▸ EXERCISE: Repeat every line of the listing below exactly, minus the pictures.

▸ DATA EXTRACT:
******************************
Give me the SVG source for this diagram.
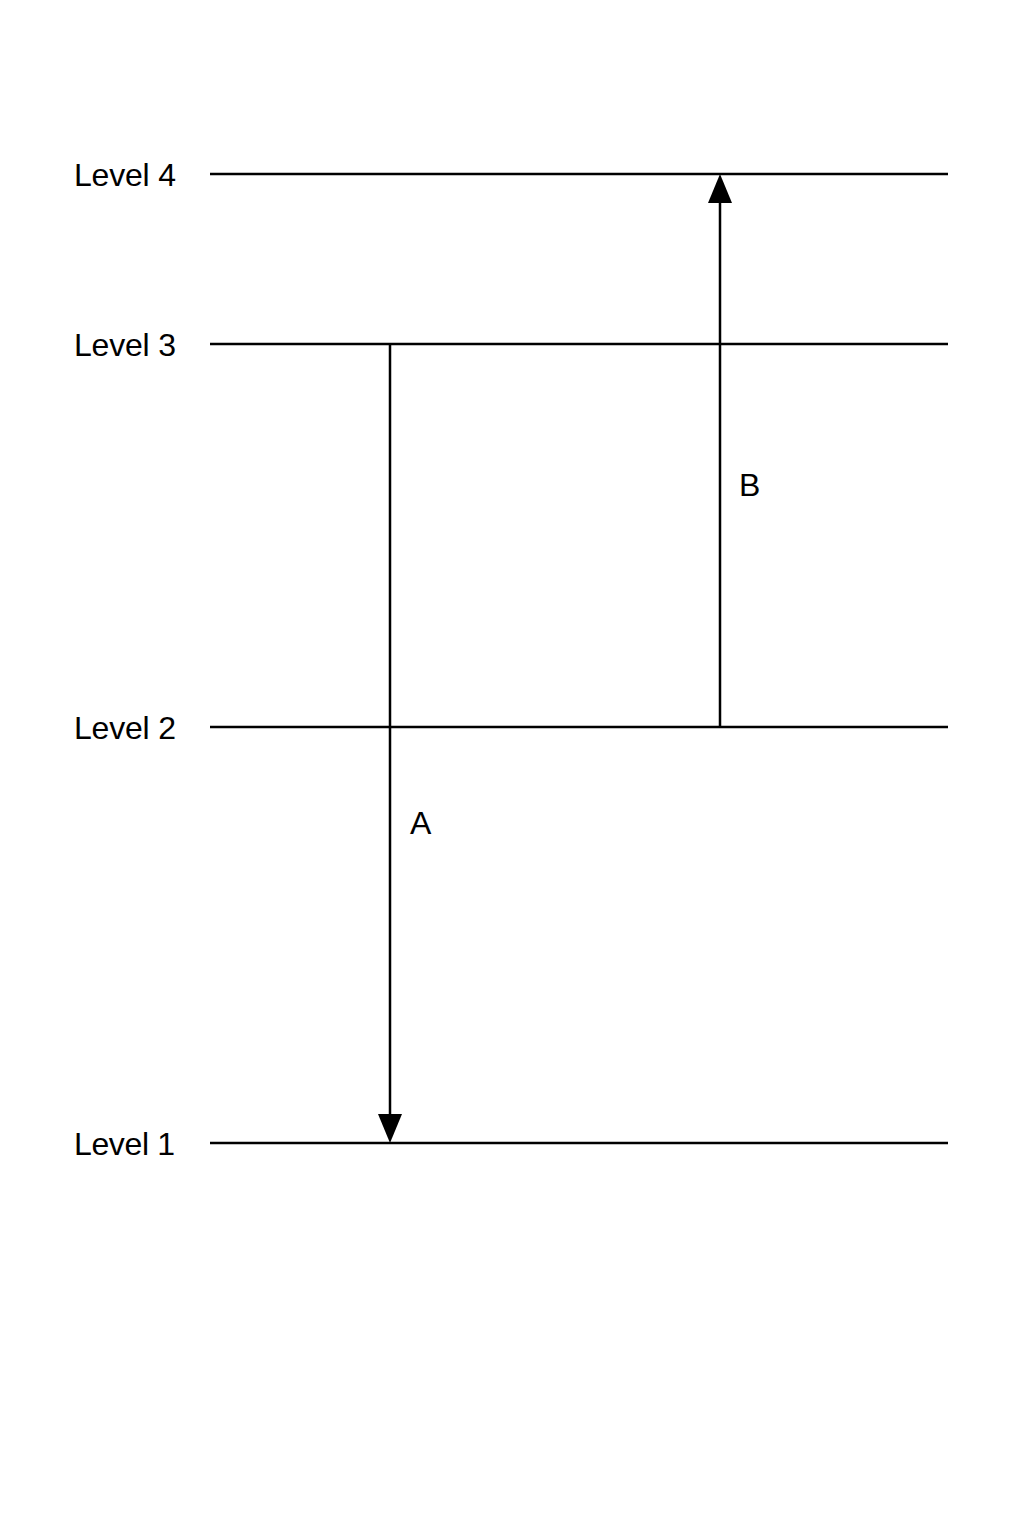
<svg xmlns="http://www.w3.org/2000/svg" width="1024" height="1536" viewBox="0 0 1024 1536">
<style>
.lvl{stroke:#000;stroke-width:2.5;fill:none}
.arr{stroke:#000;stroke-width:2.5;fill:none}
text{font-family:"Liberation Sans",Arial,sans-serif;font-size:32px;fill:#000}
</style>
<defs>
<marker id="ah" viewBox="0 0 24 30" refX="24" refY="12" markerWidth="30" markerHeight="24" markerUnits="userSpaceOnUse" orient="auto">
<path d="M0,0 L30,12 L0,24 Z" fill="#000"/>
</marker>
</defs>
<rect width="1024" height="1536" fill="#fff"/>
<g id="level4"><line class="lvl" x1="210" y1="174" x2="948" y2="174"/><text x="74" y="186" textLength="102">Level 4</text></g>
<g id="level3"><line class="lvl" x1="210" y1="344" x2="948" y2="344"/><text x="74" y="356" textLength="102">Level 3</text></g>
<g id="level2"><line class="lvl" x1="210" y1="727" x2="948" y2="727"/><text x="74" y="739" textLength="102">Level 2</text></g>
<g id="level1"><line class="lvl" x1="210" y1="1143" x2="948" y2="1143"/><text x="74" y="1155" textLength="101">Level 1</text></g>
<g id="connectors">
<path d="M390,344 L390,1114" class="arr"/>
<path d="M390,1143 L378,1114 L402,1114 Z" fill="#000"/>
<path d="M720,727 L720,203" class="arr"/>
<path d="M720,174 L708,203 L732,203 Z" fill="#000"/>
<text x="410" y="834">A</text>
<text x="739" y="496">B</text>
</g>
</svg>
******************************
▸ EXERCISE RESULT:
Give me the SVG source for this diagram.
<svg xmlns="http://www.w3.org/2000/svg" width="1024" height="1536" viewBox="0 0 1024 1536">
<style>
.lvl{stroke:#000;stroke-width:2.5;fill:none}
.arr{stroke:#000;stroke-width:2.5;fill:none}
text{font-family:"Liberation Sans",Arial,sans-serif;font-size:32px;fill:#000}
</style>
<defs>
<marker id="ah" viewBox="0 0 24 30" refX="24" refY="12" markerWidth="30" markerHeight="24" markerUnits="userSpaceOnUse" orient="auto">
<path d="M0,0 L30,12 L0,24 Z" fill="#000"/>
</marker>
</defs>
<rect width="1024" height="1536" fill="#fff"/>
<g id="level4"><line class="lvl" x1="210" y1="174" x2="948" y2="174"/><text x="74" y="186" textLength="102">Level 4</text></g>
<g id="level3"><line class="lvl" x1="210" y1="344" x2="948" y2="344"/><text x="74" y="356" textLength="102">Level 3</text></g>
<g id="level2"><line class="lvl" x1="210" y1="727" x2="948" y2="727"/><text x="74" y="739" textLength="102">Level 2</text></g>
<g id="level1"><line class="lvl" x1="210" y1="1143" x2="948" y2="1143"/><text x="74" y="1155" textLength="101">Level 1</text></g>
<g id="connectors">
<path d="M390,344 L390,1114" class="arr"/>
<path d="M390,1143 L378,1114 L402,1114 Z" fill="#000"/>
<path d="M720,727 L720,203" class="arr"/>
<path d="M720,174 L708,203 L732,203 Z" fill="#000"/>
<text x="410" y="834">A</text>
<text x="739" y="496">B</text>
</g>
</svg>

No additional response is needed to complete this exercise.